■ **DIRECTIONS FOR THIS TASK**: Every line of the material is to be quoted verbatim, minus the pictures.

■ **MATERIAL PROVIDED**:
※ ※ ※

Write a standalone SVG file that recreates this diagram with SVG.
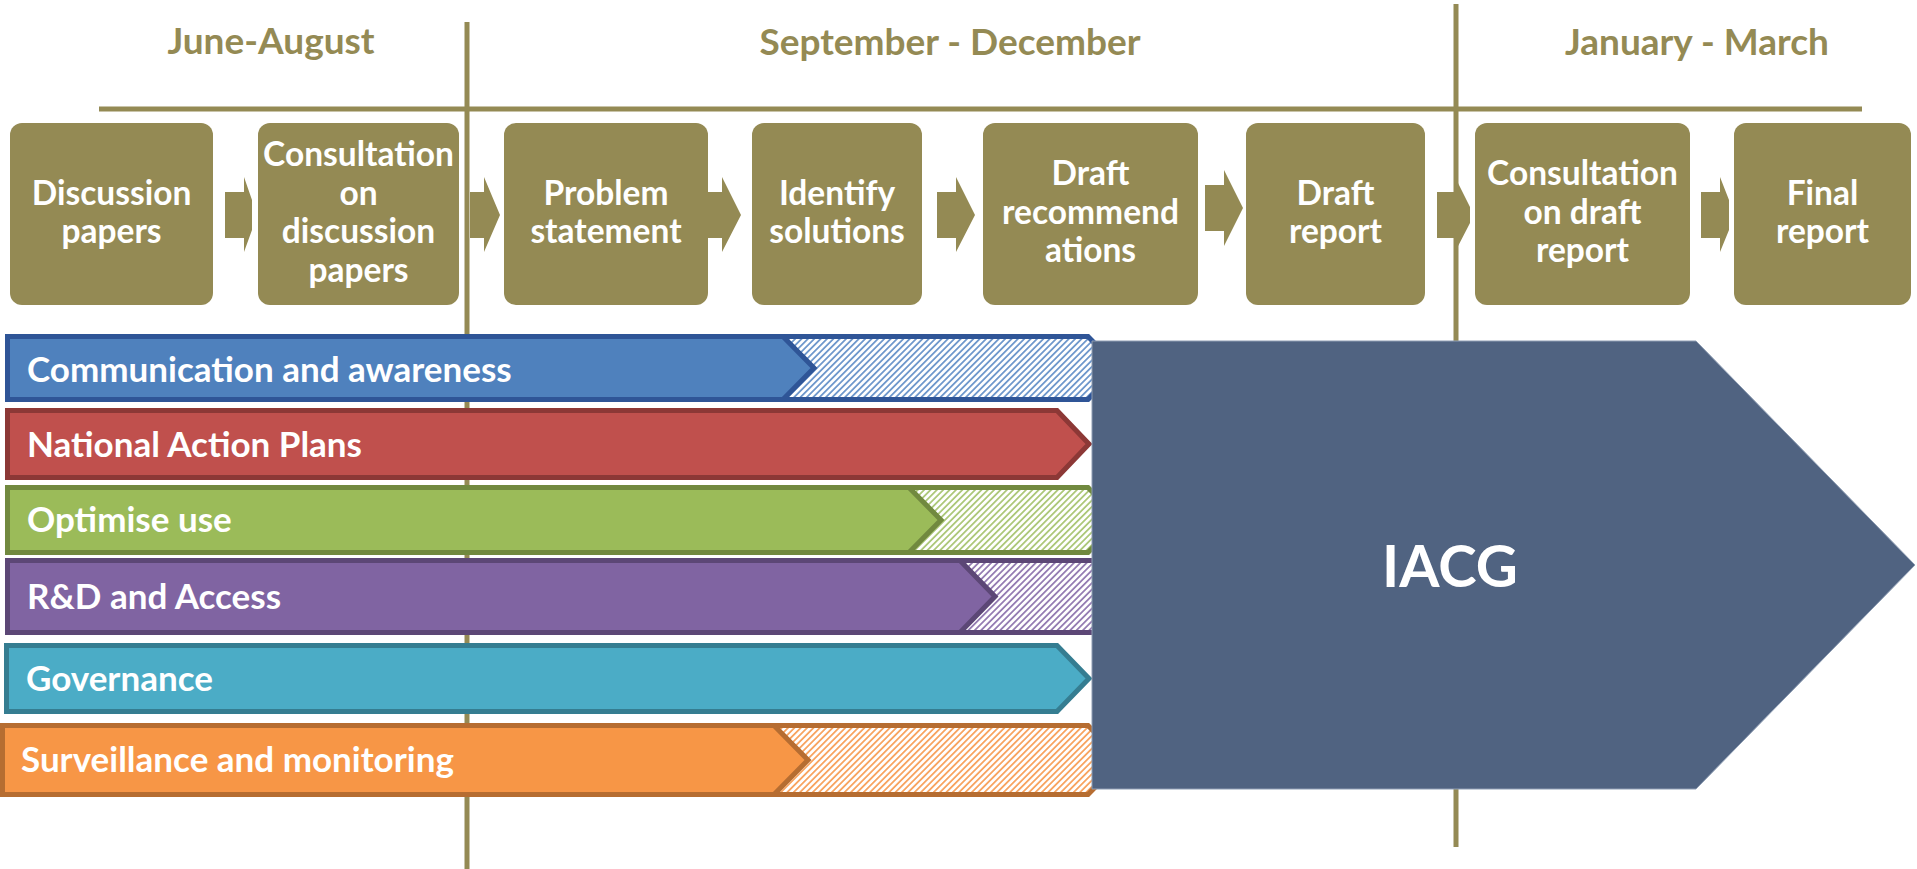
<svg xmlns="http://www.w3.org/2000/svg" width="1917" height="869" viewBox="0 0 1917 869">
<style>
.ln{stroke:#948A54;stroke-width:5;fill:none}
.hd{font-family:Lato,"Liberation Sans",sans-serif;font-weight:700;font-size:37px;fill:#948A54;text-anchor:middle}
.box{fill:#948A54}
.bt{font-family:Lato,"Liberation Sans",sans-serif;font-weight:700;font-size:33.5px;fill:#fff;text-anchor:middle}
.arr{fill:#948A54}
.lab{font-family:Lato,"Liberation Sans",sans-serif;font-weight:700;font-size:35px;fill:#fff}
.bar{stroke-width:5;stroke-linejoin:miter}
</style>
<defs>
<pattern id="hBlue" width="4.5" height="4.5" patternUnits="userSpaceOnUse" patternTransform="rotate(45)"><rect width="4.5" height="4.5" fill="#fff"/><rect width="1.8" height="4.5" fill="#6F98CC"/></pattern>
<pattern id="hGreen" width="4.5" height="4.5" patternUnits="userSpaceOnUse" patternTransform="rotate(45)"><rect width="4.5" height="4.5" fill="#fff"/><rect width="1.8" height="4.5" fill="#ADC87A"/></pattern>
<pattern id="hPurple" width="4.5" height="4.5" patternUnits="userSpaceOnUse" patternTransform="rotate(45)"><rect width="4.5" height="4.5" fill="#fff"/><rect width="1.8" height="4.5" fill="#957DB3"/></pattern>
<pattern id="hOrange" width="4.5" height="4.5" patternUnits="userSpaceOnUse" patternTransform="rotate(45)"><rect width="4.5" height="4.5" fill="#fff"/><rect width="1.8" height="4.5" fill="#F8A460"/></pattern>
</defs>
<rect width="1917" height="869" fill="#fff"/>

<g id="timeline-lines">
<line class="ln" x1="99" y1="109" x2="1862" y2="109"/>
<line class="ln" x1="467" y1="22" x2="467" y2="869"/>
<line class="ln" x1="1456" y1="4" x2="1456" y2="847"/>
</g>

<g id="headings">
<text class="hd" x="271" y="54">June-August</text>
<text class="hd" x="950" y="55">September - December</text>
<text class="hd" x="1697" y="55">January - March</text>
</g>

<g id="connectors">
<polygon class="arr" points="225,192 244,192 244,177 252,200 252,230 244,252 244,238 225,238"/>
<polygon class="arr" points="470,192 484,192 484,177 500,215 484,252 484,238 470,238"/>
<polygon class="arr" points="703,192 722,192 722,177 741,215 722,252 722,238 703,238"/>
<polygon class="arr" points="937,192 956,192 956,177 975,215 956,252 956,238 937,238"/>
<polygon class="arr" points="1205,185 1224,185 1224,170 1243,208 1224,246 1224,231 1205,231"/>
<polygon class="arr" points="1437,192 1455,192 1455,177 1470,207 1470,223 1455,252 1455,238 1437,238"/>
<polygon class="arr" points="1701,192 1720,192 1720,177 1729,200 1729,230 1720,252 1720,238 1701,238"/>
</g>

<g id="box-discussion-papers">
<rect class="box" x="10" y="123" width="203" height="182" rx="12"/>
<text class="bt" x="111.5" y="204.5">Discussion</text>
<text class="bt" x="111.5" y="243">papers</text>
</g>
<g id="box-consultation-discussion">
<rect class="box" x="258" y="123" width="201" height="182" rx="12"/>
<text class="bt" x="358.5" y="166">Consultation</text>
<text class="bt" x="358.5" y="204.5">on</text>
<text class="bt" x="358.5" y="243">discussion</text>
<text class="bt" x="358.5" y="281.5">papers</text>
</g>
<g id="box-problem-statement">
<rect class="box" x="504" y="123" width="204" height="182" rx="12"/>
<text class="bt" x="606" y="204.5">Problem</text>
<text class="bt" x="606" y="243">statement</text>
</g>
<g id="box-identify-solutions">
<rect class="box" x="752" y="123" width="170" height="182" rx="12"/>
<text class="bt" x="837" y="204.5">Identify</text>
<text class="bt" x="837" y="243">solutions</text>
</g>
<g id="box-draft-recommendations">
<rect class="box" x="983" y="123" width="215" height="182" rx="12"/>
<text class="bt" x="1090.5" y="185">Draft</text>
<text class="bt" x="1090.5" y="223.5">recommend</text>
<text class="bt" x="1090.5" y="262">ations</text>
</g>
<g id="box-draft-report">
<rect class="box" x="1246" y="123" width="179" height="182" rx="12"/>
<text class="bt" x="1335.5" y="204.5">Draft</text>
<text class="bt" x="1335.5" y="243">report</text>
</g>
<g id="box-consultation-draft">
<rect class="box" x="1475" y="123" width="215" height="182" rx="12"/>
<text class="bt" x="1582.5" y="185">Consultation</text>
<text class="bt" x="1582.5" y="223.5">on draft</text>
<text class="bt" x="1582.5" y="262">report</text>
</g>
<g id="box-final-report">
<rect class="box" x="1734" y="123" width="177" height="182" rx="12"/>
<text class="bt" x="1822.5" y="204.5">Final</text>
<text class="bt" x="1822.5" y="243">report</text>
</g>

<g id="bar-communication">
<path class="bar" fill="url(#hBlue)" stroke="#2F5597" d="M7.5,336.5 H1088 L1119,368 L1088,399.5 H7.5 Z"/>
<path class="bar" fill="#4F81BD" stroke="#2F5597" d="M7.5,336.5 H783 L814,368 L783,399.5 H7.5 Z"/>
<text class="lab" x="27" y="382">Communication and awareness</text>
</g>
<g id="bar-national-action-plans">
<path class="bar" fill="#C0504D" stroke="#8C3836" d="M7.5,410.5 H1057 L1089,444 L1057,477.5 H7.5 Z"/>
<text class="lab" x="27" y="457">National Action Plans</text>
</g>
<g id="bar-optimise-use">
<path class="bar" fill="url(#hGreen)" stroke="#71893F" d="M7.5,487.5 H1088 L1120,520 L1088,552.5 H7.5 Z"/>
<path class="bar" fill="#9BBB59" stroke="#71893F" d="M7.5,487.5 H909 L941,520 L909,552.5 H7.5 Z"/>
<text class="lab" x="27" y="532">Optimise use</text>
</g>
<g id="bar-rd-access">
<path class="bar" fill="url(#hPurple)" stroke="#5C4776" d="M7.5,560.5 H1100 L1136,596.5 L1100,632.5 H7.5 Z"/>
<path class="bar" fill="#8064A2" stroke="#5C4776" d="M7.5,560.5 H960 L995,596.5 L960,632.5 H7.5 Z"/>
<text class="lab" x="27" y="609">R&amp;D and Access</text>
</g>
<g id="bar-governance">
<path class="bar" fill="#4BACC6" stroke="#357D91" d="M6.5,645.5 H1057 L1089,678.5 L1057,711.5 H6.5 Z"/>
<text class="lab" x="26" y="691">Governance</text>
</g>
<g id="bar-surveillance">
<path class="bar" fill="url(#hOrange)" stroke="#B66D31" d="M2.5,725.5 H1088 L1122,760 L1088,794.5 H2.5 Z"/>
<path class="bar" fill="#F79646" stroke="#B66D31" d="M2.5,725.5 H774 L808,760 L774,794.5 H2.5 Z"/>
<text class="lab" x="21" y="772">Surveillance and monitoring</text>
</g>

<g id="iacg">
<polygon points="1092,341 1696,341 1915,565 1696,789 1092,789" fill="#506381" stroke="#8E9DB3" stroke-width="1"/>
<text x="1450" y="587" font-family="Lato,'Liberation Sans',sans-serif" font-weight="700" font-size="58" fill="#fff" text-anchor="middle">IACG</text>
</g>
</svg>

※ ※ ※

■ **SOLVED EXERCISE**:
Write a standalone SVG file that recreates this diagram with SVG.
<svg xmlns="http://www.w3.org/2000/svg" width="1917" height="869" viewBox="0 0 1917 869">
<style>
.ln{stroke:#948A54;stroke-width:5;fill:none}
.hd{font-family:Lato,"Liberation Sans",sans-serif;font-weight:700;font-size:37px;fill:#948A54;text-anchor:middle}
.box{fill:#948A54}
.bt{font-family:Lato,"Liberation Sans",sans-serif;font-weight:700;font-size:33.5px;fill:#fff;text-anchor:middle}
.arr{fill:#948A54}
.lab{font-family:Lato,"Liberation Sans",sans-serif;font-weight:700;font-size:35px;fill:#fff}
.bar{stroke-width:5;stroke-linejoin:miter}
</style>
<defs>
<pattern id="hBlue" width="4.5" height="4.5" patternUnits="userSpaceOnUse" patternTransform="rotate(45)"><rect width="4.5" height="4.5" fill="#fff"/><rect width="1.8" height="4.5" fill="#6F98CC"/></pattern>
<pattern id="hGreen" width="4.5" height="4.5" patternUnits="userSpaceOnUse" patternTransform="rotate(45)"><rect width="4.5" height="4.5" fill="#fff"/><rect width="1.8" height="4.5" fill="#ADC87A"/></pattern>
<pattern id="hPurple" width="4.5" height="4.5" patternUnits="userSpaceOnUse" patternTransform="rotate(45)"><rect width="4.5" height="4.5" fill="#fff"/><rect width="1.8" height="4.5" fill="#957DB3"/></pattern>
<pattern id="hOrange" width="4.5" height="4.5" patternUnits="userSpaceOnUse" patternTransform="rotate(45)"><rect width="4.5" height="4.5" fill="#fff"/><rect width="1.8" height="4.5" fill="#F8A460"/></pattern>
</defs>
<rect width="1917" height="869" fill="#fff"/>

<g id="timeline-lines">
<line class="ln" x1="99" y1="109" x2="1862" y2="109"/>
<line class="ln" x1="467" y1="22" x2="467" y2="869"/>
<line class="ln" x1="1456" y1="4" x2="1456" y2="847"/>
</g>

<g id="headings">
<text class="hd" x="271" y="54">June-August</text>
<text class="hd" x="950" y="55">September - December</text>
<text class="hd" x="1697" y="55">January - March</text>
</g>

<g id="connectors">
<polygon class="arr" points="225,192 244,192 244,177 252,200 252,230 244,252 244,238 225,238"/>
<polygon class="arr" points="470,192 484,192 484,177 500,215 484,252 484,238 470,238"/>
<polygon class="arr" points="703,192 722,192 722,177 741,215 722,252 722,238 703,238"/>
<polygon class="arr" points="937,192 956,192 956,177 975,215 956,252 956,238 937,238"/>
<polygon class="arr" points="1205,185 1224,185 1224,170 1243,208 1224,246 1224,231 1205,231"/>
<polygon class="arr" points="1437,192 1455,192 1455,177 1470,207 1470,223 1455,252 1455,238 1437,238"/>
<polygon class="arr" points="1701,192 1720,192 1720,177 1729,200 1729,230 1720,252 1720,238 1701,238"/>
</g>

<g id="box-discussion-papers">
<rect class="box" x="10" y="123" width="203" height="182" rx="12"/>
<text class="bt" x="111.5" y="204.5">Discussion</text>
<text class="bt" x="111.5" y="243">papers</text>
</g>
<g id="box-consultation-discussion">
<rect class="box" x="258" y="123" width="201" height="182" rx="12"/>
<text class="bt" x="358.5" y="166">Consultation</text>
<text class="bt" x="358.5" y="204.5">on</text>
<text class="bt" x="358.5" y="243">discussion</text>
<text class="bt" x="358.5" y="281.5">papers</text>
</g>
<g id="box-problem-statement">
<rect class="box" x="504" y="123" width="204" height="182" rx="12"/>
<text class="bt" x="606" y="204.5">Problem</text>
<text class="bt" x="606" y="243">statement</text>
</g>
<g id="box-identify-solutions">
<rect class="box" x="752" y="123" width="170" height="182" rx="12"/>
<text class="bt" x="837" y="204.5">Identify</text>
<text class="bt" x="837" y="243">solutions</text>
</g>
<g id="box-draft-recommendations">
<rect class="box" x="983" y="123" width="215" height="182" rx="12"/>
<text class="bt" x="1090.5" y="185">Draft</text>
<text class="bt" x="1090.5" y="223.5">recommend</text>
<text class="bt" x="1090.5" y="262">ations</text>
</g>
<g id="box-draft-report">
<rect class="box" x="1246" y="123" width="179" height="182" rx="12"/>
<text class="bt" x="1335.5" y="204.5">Draft</text>
<text class="bt" x="1335.5" y="243">report</text>
</g>
<g id="box-consultation-draft">
<rect class="box" x="1475" y="123" width="215" height="182" rx="12"/>
<text class="bt" x="1582.5" y="185">Consultation</text>
<text class="bt" x="1582.5" y="223.5">on draft</text>
<text class="bt" x="1582.5" y="262">report</text>
</g>
<g id="box-final-report">
<rect class="box" x="1734" y="123" width="177" height="182" rx="12"/>
<text class="bt" x="1822.5" y="204.5">Final</text>
<text class="bt" x="1822.5" y="243">report</text>
</g>

<g id="bar-communication">
<path class="bar" fill="url(#hBlue)" stroke="#2F5597" d="M7.5,336.5 H1088 L1119,368 L1088,399.5 H7.5 Z"/>
<path class="bar" fill="#4F81BD" stroke="#2F5597" d="M7.5,336.5 H783 L814,368 L783,399.5 H7.5 Z"/>
<text class="lab" x="27" y="382">Communication and awareness</text>
</g>
<g id="bar-national-action-plans">
<path class="bar" fill="#C0504D" stroke="#8C3836" d="M7.5,410.5 H1057 L1089,444 L1057,477.5 H7.5 Z"/>
<text class="lab" x="27" y="457">National Action Plans</text>
</g>
<g id="bar-optimise-use">
<path class="bar" fill="url(#hGreen)" stroke="#71893F" d="M7.5,487.5 H1088 L1120,520 L1088,552.5 H7.5 Z"/>
<path class="bar" fill="#9BBB59" stroke="#71893F" d="M7.5,487.5 H909 L941,520 L909,552.5 H7.5 Z"/>
<text class="lab" x="27" y="532">Optimise use</text>
</g>
<g id="bar-rd-access">
<path class="bar" fill="url(#hPurple)" stroke="#5C4776" d="M7.5,560.5 H1100 L1136,596.5 L1100,632.5 H7.5 Z"/>
<path class="bar" fill="#8064A2" stroke="#5C4776" d="M7.5,560.5 H960 L995,596.5 L960,632.5 H7.5 Z"/>
<text class="lab" x="27" y="609">R&amp;D and Access</text>
</g>
<g id="bar-governance">
<path class="bar" fill="#4BACC6" stroke="#357D91" d="M6.5,645.5 H1057 L1089,678.5 L1057,711.5 H6.5 Z"/>
<text class="lab" x="26" y="691">Governance</text>
</g>
<g id="bar-surveillance">
<path class="bar" fill="url(#hOrange)" stroke="#B66D31" d="M2.5,725.5 H1088 L1122,760 L1088,794.5 H2.5 Z"/>
<path class="bar" fill="#F79646" stroke="#B66D31" d="M2.5,725.5 H774 L808,760 L774,794.5 H2.5 Z"/>
<text class="lab" x="21" y="772">Surveillance and monitoring</text>
</g>

<g id="iacg">
<polygon points="1092,341 1696,341 1915,565 1696,789 1092,789" fill="#506381" stroke="#8E9DB3" stroke-width="1"/>
<text x="1450" y="587" font-family="Lato,'Liberation Sans',sans-serif" font-weight="700" font-size="58" fill="#fff" text-anchor="middle">IACG</text>
</g>
</svg>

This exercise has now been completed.